The charism and Salvatorian apostolic life in all parts of the world has always called us to live close to the people and not in a monastic way. We appreciate your lifestyle and your efforts to be out, on the move, and in the midst of the people, witnessing the goodness of Jesus. Your small communities allow you to be beautifully visible and human. We thank you for these communities. You show a form of new apostolic religious life “at the edges” to which the Church has recently called us.


We see the new ways in which you use technology to unite the sisters, enhance province meetings, and promote long-distance communication. At all times, you use technology to advance our mission, to proclaim Jesus, and to provide ideas and ways for future apostolic activity.


Questions about Aging, Vocations and Future Leadership

One challenge is to continue to live and grapple with the important questions, rather than give in to temptation for quick and easy answers for the big questions about aging, vocations and future leadership.  It calls us to embrace the long journey and demands fidelity to communal discernment, passion, and involvement of every member as much as possible. Father Jordan did not know ahead of time what gift he would be giving to the Church nor what answers he would find. And yet he kept looking for ways to realize his dream.

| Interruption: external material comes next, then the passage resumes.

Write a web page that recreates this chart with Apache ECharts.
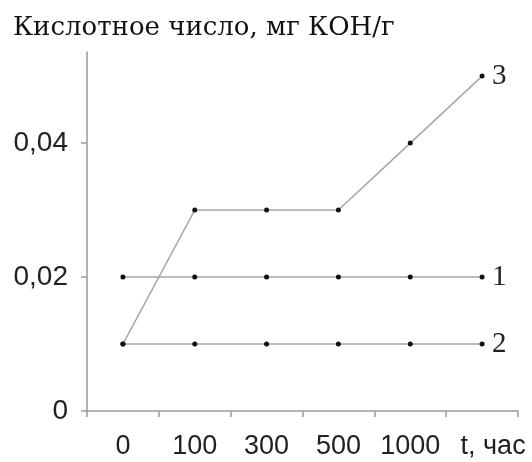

We do not have answers for the big questions that you and worldwide leaders of apostolic religious life raise. However, we feel confident that, through your own efforts and with the guidance of the Holy Spirit, you will find suitable answers for this time in your lives as a province.

Closing Remarks

We wish to thank each community of Salvatorian Sisters that received us with joy, made us feel at home, and shared about their lives. We wish to thank the provincial team in a special way for planning our visitation and for inviting us to be part of the Salvatorian Family Jubilee celebration in June.

You, like us, remain open to the surprises of the Holy Spirit and we take Elizabeth as our example. Just as the elder Elizabeth could not have envisioned the role her son John would play in salvation history, so also our foremother sisters in the USA could not have envisioned the role Salvatorian women of the USA would play in the congregation and the world today. Now we are the Elizabeths who continue to carry life, while not yet envisioning what this life will be in the future. In this spirit of faith and hope, we remain lovingly connected to you.